------ STORED DATA
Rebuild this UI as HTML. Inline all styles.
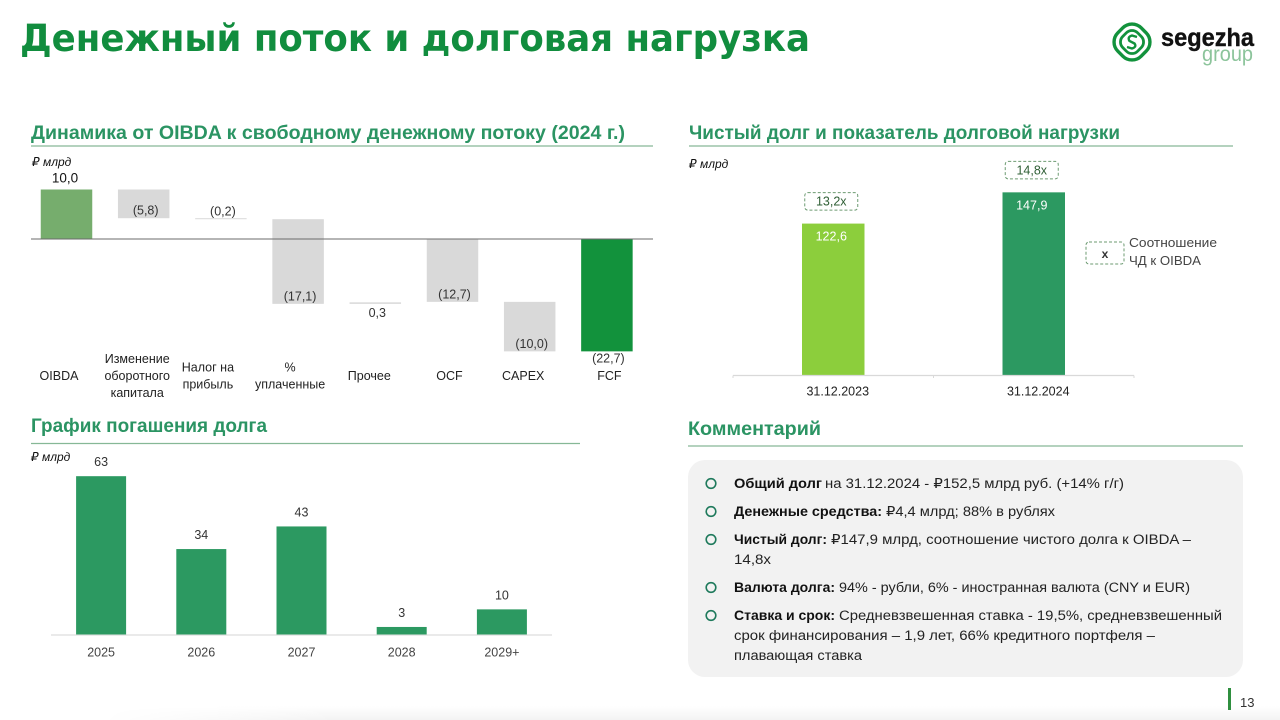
<!DOCTYPE html>
<html lang="ru">
<head>
<meta charset="utf-8">
<title>Денежный поток и долговая нагрузка</title>
<style>
html,body{margin:0;padding:0;background:#fff;width:1280px;height:720px;overflow:hidden}
svg{display:block}
text{font-family:"Liberation Sans","DejaVu Sans",sans-serif;fill:#262626}
.sec{font-weight:700;font-size:19.5px;fill:#2b9463}
.unit{font-style:italic;font-size:12px;fill:#111}
.c{font-size:13.4px;fill:#222}
.b{font-size:13.4px;font-weight:700;fill:#111}
.lbl{font-size:12.5px;fill:#333;text-anchor:middle}
.rule{stroke:#86b896;stroke-width:1.2}
.dot{fill:none;stroke:#1f7a5c;stroke-width:1.6}
.badge{fill:#fff;stroke:#6d9b72;stroke-width:1;stroke-dasharray:3 2}
</style>
</head>
<body>
<svg id="slide" width="1280" height="720" viewBox="0 0 1280 720" xmlns="http://www.w3.org/2000/svg">
  <defs>
    <linearGradient id="shade" x1="0" y1="0" x2="0" y2="1">
      <stop offset="0" stop-color="#fff"/>
      <stop offset="1" stop-color="#f3f3f3"/>
    </linearGradient>
    <linearGradient id="fadeH" x1="0" y1="0" x2="1" y2="0">
      <stop offset="0" stop-color="#000"/>
      <stop offset="0.2" stop-color="#fff"/>
      <stop offset="1" stop-color="#fff"/>
    </linearGradient>
    <mask id="fadeMask" maskUnits="userSpaceOnUse" x="100" y="700" width="1180" height="20">
      <rect x="100" y="700" width="1180" height="20" fill="url(#fadeH)"/>
    </mask>
  </defs>
  <rect x="100" y="706" width="1180" height="14" fill="url(#shade)" mask="url(#fadeMask)"/>

  <text x="20" y="51" textLength="790" lengthAdjust="spacingAndGlyphs" style="font-family:'DejaVu Sans',sans-serif;font-weight:700;font-size:37px;fill:#118d3e">Денежный поток и долговая нагрузка</text>

  <g>
    <rect x="1115.5" y="25.5" width="33" height="33" rx="13" transform="rotate(45 1132 42)" fill="none" stroke="#12923c" stroke-width="3.4"/>
    <rect x="1121.5" y="31.5" width="21" height="21" rx="8" transform="rotate(45 1132 42)" fill="none" stroke="#12923c" stroke-width="2.8"/>
    <path d="M1137 37 L1132 35.5 Q1127 37 1129.5 41 L1134.5 43.5 Q1137 47 1132 48.5 L1127 47" fill="none" stroke="#12923c" stroke-width="2.4"/>
    <text x="1161" y="46" textLength="93" lengthAdjust="spacingAndGlyphs" style="font-weight:700;font-size:25px;fill:#111;stroke:#111;stroke-width:.4">segezha</text>
    <text x="1202" y="61" textLength="51" lengthAdjust="spacingAndGlyphs" style="font-size:21px;fill:#8cc49b">group</text>
  </g>

  <text class="sec" x="31" y="139" textLength="594" lengthAdjust="spacingAndGlyphs">Динамика от OIBDA к свободному денежному потоку (2024 г.)</text>
  <line class="rule" x1="31" y1="146" x2="653" y2="146"/>
  <text class="unit" x="32" y="166">₽ млрд</text>
  <g id="waterfall"></g>

  <text class="sec" x="689" y="139" textLength="431" lengthAdjust="spacingAndGlyphs">Чистый долг и показатель долговой нагрузки</text>
  <line class="rule" x1="689" y1="146" x2="1233" y2="146"/>
  <text class="unit" x="689" y="168">₽ млрд</text>
  <g id="netdebt"></g>
  <g>
    <rect class="badge" x="1086" y="242" width="38" height="22" rx="3"/>
    <text x="1105" y="258" text-anchor="middle" style="font-size:12px;font-weight:700;fill:#333">x</text>
    <text x="1129" y="247" textLength="88" lengthAdjust="spacingAndGlyphs" style="font-size:13px;fill:#444">Соотношение</text>
    <text x="1129" y="265" textLength="72" lengthAdjust="spacingAndGlyphs" style="font-size:13px;fill:#444">ЧД к OIBDA</text>
  </g>

  <text class="sec" x="31" y="432" textLength="236" lengthAdjust="spacingAndGlyphs">График погашения долга</text>
  <line class="rule" x1="31" y1="443.5" x2="580" y2="443.5"/>
  <text class="unit" x="31" y="461">₽ млрд</text>
  <g id="repayment"></g>

  <text class="sec" x="688" y="435" textLength="133" lengthAdjust="spacingAndGlyphs">Комментарий</text>
  <line class="rule" x1="688" y1="446" x2="1243" y2="446"/>
  <rect x="688" y="460" width="555" height="217" rx="17" fill="#f2f2f2"/>

  <g>
    <circle class="dot" cx="711" cy="483.5" r="4.8"/>
    <text class="b" x="734" y="488" textLength="88" lengthAdjust="spacingAndGlyphs">Общий долг</text>
    <text class="c" x="825" y="488" textLength="299" lengthAdjust="spacingAndGlyphs">на 31.12.2024 - ₽152,5 млрд руб. (+14% г/г)</text>

    <circle class="dot" cx="711" cy="511.5" r="4.8"/>
    <text class="b" x="734" y="516" textLength="148" lengthAdjust="spacingAndGlyphs">Денежные средства:</text>
    <text class="c" x="886" y="516" textLength="169" lengthAdjust="spacingAndGlyphs">₽4,4 млрд; 88% в рублях</text>

    <circle class="dot" cx="711" cy="539.5" r="4.8"/>
    <text class="b" x="734" y="544" textLength="93" lengthAdjust="spacingAndGlyphs">Чистый долг:</text>
    <text class="c" x="831" y="544" textLength="360" lengthAdjust="spacingAndGlyphs">₽147,9 млрд, соотношение чистого долга к OIBDA –</text>
    <text class="c" x="734" y="564" textLength="37" lengthAdjust="spacingAndGlyphs">14,8x</text>

    <circle class="dot" cx="711" cy="587.5" r="4.8"/>
    <text class="b" x="734" y="592" textLength="101" lengthAdjust="spacingAndGlyphs">Валюта долга:</text>
    <text class="c" x="839" y="592" textLength="351" lengthAdjust="spacingAndGlyphs">94% - рубли, 6% - иностранная валюта (CNY и EUR)</text>

    <circle class="dot" cx="711" cy="615.5" r="4.8"/>
    <text class="b" x="734" y="620" textLength="101" lengthAdjust="spacingAndGlyphs">Ставка и срок:</text>
    <text class="c" x="839" y="620" textLength="383" lengthAdjust="spacingAndGlyphs">Средневзвешенная ставка - 19,5%, средневзвешенный</text>
    <text class="c" x="734" y="640" textLength="421" lengthAdjust="spacingAndGlyphs">срок финансирования – 1,9 лет, 66% кредитного портфеля –</text>
    <text class="c" x="734" y="660" textLength="128" lengthAdjust="spacingAndGlyphs">плавающая ставка</text>
  </g>

  <rect x="1228" y="688" width="3" height="22" fill="#2f8f3f"/>
  <text x="1240" y="707" style="font-size:13px;fill:#333">13</text>
</svg>

<script>
const waterfallCategories = [['OIBDA'], ['Изменение', 'оборотного', 'капитала'], ['Налог на', 'прибыль'], ['%', 'уплаченные'], ['Прочее'], ['OCF'], ['CAPEX'], ['FCF']];
const waterfallValues = [10.0, -5.8, -0.2, -17.1, 0.3, -12.7, -10.0, -22.7];
const waterfallKinds = ['start', 'delta', 'delta', 'delta', 'delta', 'total', 'delta', 'end'];

const netDebtCategories = ['31.12.2023', '31.12.2024'];
const netDebtValues = [122.6, 147.9];
const netDebtRatios = [13.2, 14.8];

const repaymentCategories = ['2025', '2026', '2027', '2028', '2029+'];
const repaymentValues = [63, 34, 43, 3, 10];

const NS = 'http://www.w3.org/2000/svg';
function make(parent, tag, attrs, content) {
  const el = document.createElementNS(NS, tag);
  for (const k in attrs) el.setAttribute(k, attrs[k]);
  if (content !== undefined) el.textContent = content;
  parent.appendChild(el);
  return el;
}
function comma(v, digits) {
  return Math.abs(v).toFixed(digits).replace('.', ',');
}

/* ---------- waterfall ---------- */
(function () {
  const g = document.getElementById('waterfall');
  const yOf = v => 239 - v * 4.95;
  const xOf = i => 66.5 + i * 77.2;
  const barW = 51.5;
  const colors = { start: '#76ad6d', delta: '#d9d9d9', total: '#d9d9d9', end: '#12923c' };
  const nudge = { 0: -7.5, 1: -6.5, 2: -13, 3: -8, 4: -6, 5: -3, 6: -6.5, 7: 2.5 };
  let running = 0;
  waterfallValues.forEach((v, i) => {
    const kind = waterfallKinds[i];
    let from, to;
    if (kind === 'delta') { from = running; to = running + v; running = to; }
    else { from = 0; to = v; running = v; }
    const top = yOf(Math.max(from, to));
    const bottom = yOf(Math.min(from, to));
    const bar = make(g, 'rect', { x: xOf(i) - barW / 2, y: top, width: barW, height: Math.max(bottom - top, 1), fill: colors[kind] });
    
    

    let ly, lx = xOf(i) + 2;
    if (kind === 'start') { ly = top - 7; lx = xOf(i) - 1.5; }
    else if (kind === 'end') { ly = bottom + 11; lx = xOf(i) + 1.5; }
    else if (v > 0) { ly = bottom + 13; }
    else { ly = bottom - 3.5; }
    const txt = v < 0 ? '(' + comma(v, 1) + ')' : comma(v, 1);
    const label = make(g, 'text', { x: lx, y: ly, class: 'lbl', style: kind === 'start' ? 'fill:#111;font-size:13.5px' : '' }, txt);
    
    

    const lines = waterfallCategories[i];
    const startY = 380 - (lines.length - 1) * 8.4;
    lines.forEach((line, j) => {
      const cat = make(g, 'text', { x: xOf(i) + nudge[i], y: startY + j * 16.8, class: 'lbl', style: 'fill:#222' }, line);
      
      
    });
  });
  const axis = make(g, 'line', { x1: 31, y1: yOf(0), x2: 653, y2: yOf(0), stroke: '#6b6b6b', 'stroke-width': 1 });
  
  
})();

/* ---------- net debt ---------- */
(function () {
  const g = document.getElementById('netdebt');
  const base = 375;
  const yOf = v => base - v * 1.235;
  const xOf = i => 833.25 + i * 200.5;
  const barW = 62.5;
  const colors = ['#8cce3c', '#2c9961'];
  netDebtValues.forEach((v, i) => {
    const top = yOf(v);
    const bar = make(g, 'rect', { x: xOf(i) - barW / 2, y: top, width: barW, height: base - top, fill: colors[i] });
    
    
    const val = make(g, 'text', { x: xOf(i) - 2, y: top + 17, class: 'lbl', style: 'fill:#fff;font-size:12.5px' }, comma(v, 1));
    
    
    const badge = make(g, 'rect', { x: xOf(i) - 28.5, y: top - 31, width: 53, height: 17.5, rx: 3, class: 'badge' });
    
    
    const ratio = make(g, 'text', { x: xOf(i) - 2, y: top - 18, class: 'lbl', style: 'fill:#2f5f35' }, comma(netDebtRatios[i], 1) + 'x');
    
    
    const cat = make(g, 'text', { x: xOf(i) + 4.5, y: 395.5, class: 'lbl', style: 'fill:#222' }, netDebtCategories[i]);
    
    
  });
  const axis = make(g, 'line', { x1: 733, y1: 375.5, x2: 1134, y2: 375.5, stroke: '#d9d9d9', 'stroke-width': 1.2 });
  
  
  for (let i = 0; i <= netDebtValues.length; i++) {
    const tx = 733 + i * 200.5;
    const tick = make(g, 'line', { x1: tx, y1: 375.5, x2: tx, y2: 378, stroke: '#d9d9d9', 'stroke-width': 1 });
    
    
  }
})();

/* ---------- repayment ---------- */
(function () {
  const g = document.getElementById('repayment');
  const base = 634.5;
  const yOf = v => base - v * 2.513;
  const xOf = i => 101.1 + i * 100.2;
  const barW = 50;
  const axis = make(g, 'line', { x1: 51, y1: 635, x2: 552, y2: 635, stroke: '#e3e3e3', 'stroke-width': 1.4 });
  
  
  repaymentValues.forEach((v, i) => {
    const top = yOf(v);
    const bar = make(g, 'rect', { x: xOf(i) - barW / 2, y: top, width: barW, height: base - top, fill: '#2c9961' });
    
    
    const val = make(g, 'text', { x: xOf(i), y: top - 10, class: 'lbl' }, String(v));
    
    
    const cat = make(g, 'text', { x: xOf(i), y: 656.5, class: 'lbl', style: 'fill:#444' }, repaymentCategories[i]);
    
    
  });
})();
</script>
</body>
</html>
------------
= TASK GOAL =
From the first line of the material down to the line containing "и долговая нагрузка</text>", inclusive, return each line exactly, skipping any picture.

= TASK SOLUTION =
Rebuild this UI as HTML. Inline all styles.
<!DOCTYPE html>
<html lang="ru">
<head>
<meta charset="utf-8">
<title>Денежный поток и долговая нагрузка</title>
<style>
html,body{margin:0;padding:0;background:#fff;width:1280px;height:720px;overflow:hidden}
svg{display:block}
text{font-family:"Liberation Sans","DejaVu Sans",sans-serif;fill:#262626}
.sec{font-weight:700;font-size:19.5px;fill:#2b9463}
.unit{font-style:italic;font-size:12px;fill:#111}
.c{font-size:13.4px;fill:#222}
.b{font-size:13.4px;font-weight:700;fill:#111}
.lbl{font-size:12.5px;fill:#333;text-anchor:middle}
.rule{stroke:#86b896;stroke-width:1.2}
.dot{fill:none;stroke:#1f7a5c;stroke-width:1.6}
.badge{fill:#fff;stroke:#6d9b72;stroke-width:1;stroke-dasharray:3 2}
</style>
</head>
<body>
<svg id="slide" width="1280" height="720" viewBox="0 0 1280 720" xmlns="http://www.w3.org/2000/svg">
  <defs>
    <linearGradient id="shade" x1="0" y1="0" x2="0" y2="1">
      <stop offset="0" stop-color="#fff"/>
      <stop offset="1" stop-color="#f3f3f3"/>
    </linearGradient>
    <linearGradient id="fadeH" x1="0" y1="0" x2="1" y2="0">
      <stop offset="0" stop-color="#000"/>
      <stop offset="0.2" stop-color="#fff"/>
      <stop offset="1" stop-color="#fff"/>
    </linearGradient>
    <mask id="fadeMask" maskUnits="userSpaceOnUse" x="100" y="700" width="1180" height="20">
      <rect x="100" y="700" width="1180" height="20" fill="url(#fadeH)"/>
    </mask>
  </defs>
  <rect x="100" y="706" width="1180" height="14" fill="url(#shade)" mask="url(#fadeMask)"/>

  <text x="20" y="51" textLength="790" lengthAdjust="spacingAndGlyphs" style="font-family:'DejaVu Sans',sans-serif;font-weight:700;font-size:37px;fill:#118d3e">Денежный поток и долговая нагрузка</text>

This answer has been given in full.